Exercise requirements: Set down the material once more, exactly as it appears.
──────── Data segment
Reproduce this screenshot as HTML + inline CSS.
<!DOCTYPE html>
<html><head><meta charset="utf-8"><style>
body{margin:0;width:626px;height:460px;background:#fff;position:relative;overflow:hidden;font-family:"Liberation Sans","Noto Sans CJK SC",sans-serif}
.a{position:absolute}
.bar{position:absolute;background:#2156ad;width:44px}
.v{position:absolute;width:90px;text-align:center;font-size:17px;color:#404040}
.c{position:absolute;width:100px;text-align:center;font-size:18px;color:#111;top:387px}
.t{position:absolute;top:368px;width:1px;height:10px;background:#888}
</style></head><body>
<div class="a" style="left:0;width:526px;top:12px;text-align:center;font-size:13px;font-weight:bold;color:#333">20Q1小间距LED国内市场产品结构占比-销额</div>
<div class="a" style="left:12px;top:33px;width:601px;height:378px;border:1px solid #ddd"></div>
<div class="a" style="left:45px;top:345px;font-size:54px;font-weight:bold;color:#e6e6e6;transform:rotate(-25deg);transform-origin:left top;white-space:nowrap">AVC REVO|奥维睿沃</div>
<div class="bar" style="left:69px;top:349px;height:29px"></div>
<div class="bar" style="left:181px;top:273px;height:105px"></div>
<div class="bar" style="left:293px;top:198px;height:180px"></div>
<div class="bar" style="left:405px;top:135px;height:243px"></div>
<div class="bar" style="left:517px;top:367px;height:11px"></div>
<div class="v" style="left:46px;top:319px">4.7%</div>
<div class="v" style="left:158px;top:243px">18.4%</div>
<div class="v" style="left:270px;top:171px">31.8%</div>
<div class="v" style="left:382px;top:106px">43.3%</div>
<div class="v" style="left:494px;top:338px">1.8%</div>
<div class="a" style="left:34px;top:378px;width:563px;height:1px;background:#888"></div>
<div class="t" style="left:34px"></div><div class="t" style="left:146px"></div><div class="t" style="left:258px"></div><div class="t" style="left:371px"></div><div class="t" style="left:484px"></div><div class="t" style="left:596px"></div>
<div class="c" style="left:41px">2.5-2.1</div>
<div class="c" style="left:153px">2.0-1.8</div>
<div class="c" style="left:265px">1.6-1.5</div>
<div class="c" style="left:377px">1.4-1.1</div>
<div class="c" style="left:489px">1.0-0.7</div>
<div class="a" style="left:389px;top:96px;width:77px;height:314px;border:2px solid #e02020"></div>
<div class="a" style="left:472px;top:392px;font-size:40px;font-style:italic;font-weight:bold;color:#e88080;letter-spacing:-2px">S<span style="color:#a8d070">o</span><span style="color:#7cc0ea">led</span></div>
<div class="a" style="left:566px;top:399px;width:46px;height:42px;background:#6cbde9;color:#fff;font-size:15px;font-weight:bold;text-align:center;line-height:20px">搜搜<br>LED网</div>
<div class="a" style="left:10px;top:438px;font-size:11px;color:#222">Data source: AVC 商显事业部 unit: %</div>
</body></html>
────────────────
Result:
Reproduce this screenshot as HTML + inline CSS.
<!DOCTYPE html>
<html><head><meta charset="utf-8"><style>
body{margin:0;width:626px;height:460px;background:#fff;position:relative;overflow:hidden;font-family:"Liberation Sans","Noto Sans CJK SC",sans-serif}
.a{position:absolute}
.bar{position:absolute;background:#2156ad;width:44px}
.v{position:absolute;width:90px;text-align:center;font-size:17px;color:#404040}
.c{position:absolute;width:100px;text-align:center;font-size:18px;color:#111;top:387px}
.t{position:absolute;top:368px;width:1px;height:10px;background:#888}
</style></head><body>
<div class="a" style="left:0;width:526px;top:12px;text-align:center;font-size:13px;font-weight:bold;color:#333">20Q1小间距LED国内市场产品结构占比-销额</div>
<div class="a" style="left:12px;top:33px;width:601px;height:378px;border:1px solid #ddd"></div>
<div class="a" style="left:45px;top:345px;font-size:54px;font-weight:bold;color:#e6e6e6;transform:rotate(-25deg);transform-origin:left top;white-space:nowrap">AVC REVO|奥维睿沃</div>
<div class="bar" style="left:69px;top:349px;height:29px"></div>
<div class="bar" style="left:181px;top:273px;height:105px"></div>
<div class="bar" style="left:293px;top:198px;height:180px"></div>
<div class="bar" style="left:405px;top:135px;height:243px"></div>
<div class="bar" style="left:517px;top:367px;height:11px"></div>
<div class="v" style="left:46px;top:319px">4.7%</div>
<div class="v" style="left:158px;top:243px">18.4%</div>
<div class="v" style="left:270px;top:171px">31.8%</div>
<div class="v" style="left:382px;top:106px">43.3%</div>
<div class="v" style="left:494px;top:338px">1.8%</div>
<div class="a" style="left:34px;top:378px;width:563px;height:1px;background:#888"></div>
<div class="t" style="left:34px"></div><div class="t" style="left:146px"></div><div class="t" style="left:258px"></div><div class="t" style="left:371px"></div><div class="t" style="left:484px"></div><div class="t" style="left:596px"></div>
<div class="c" style="left:41px">2.5-2.1</div>
<div class="c" style="left:153px">2.0-1.8</div>
<div class="c" style="left:265px">1.6-1.5</div>
<div class="c" style="left:377px">1.4-1.1</div>
<div class="c" style="left:489px">1.0-0.7</div>
<div class="a" style="left:389px;top:96px;width:77px;height:314px;border:2px solid #e02020"></div>
<div class="a" style="left:472px;top:392px;font-size:40px;font-style:italic;font-weight:bold;color:#e88080;letter-spacing:-2px">S<span style="color:#a8d070">o</span><span style="color:#7cc0ea">led</span></div>
<div class="a" style="left:566px;top:399px;width:46px;height:42px;background:#6cbde9;color:#fff;font-size:15px;font-weight:bold;text-align:center;line-height:20px">搜搜<br>LED网</div>
<div class="a" style="left:10px;top:438px;font-size:11px;color:#222">Data source: AVC 商显事业部 unit: %</div>
</body></html>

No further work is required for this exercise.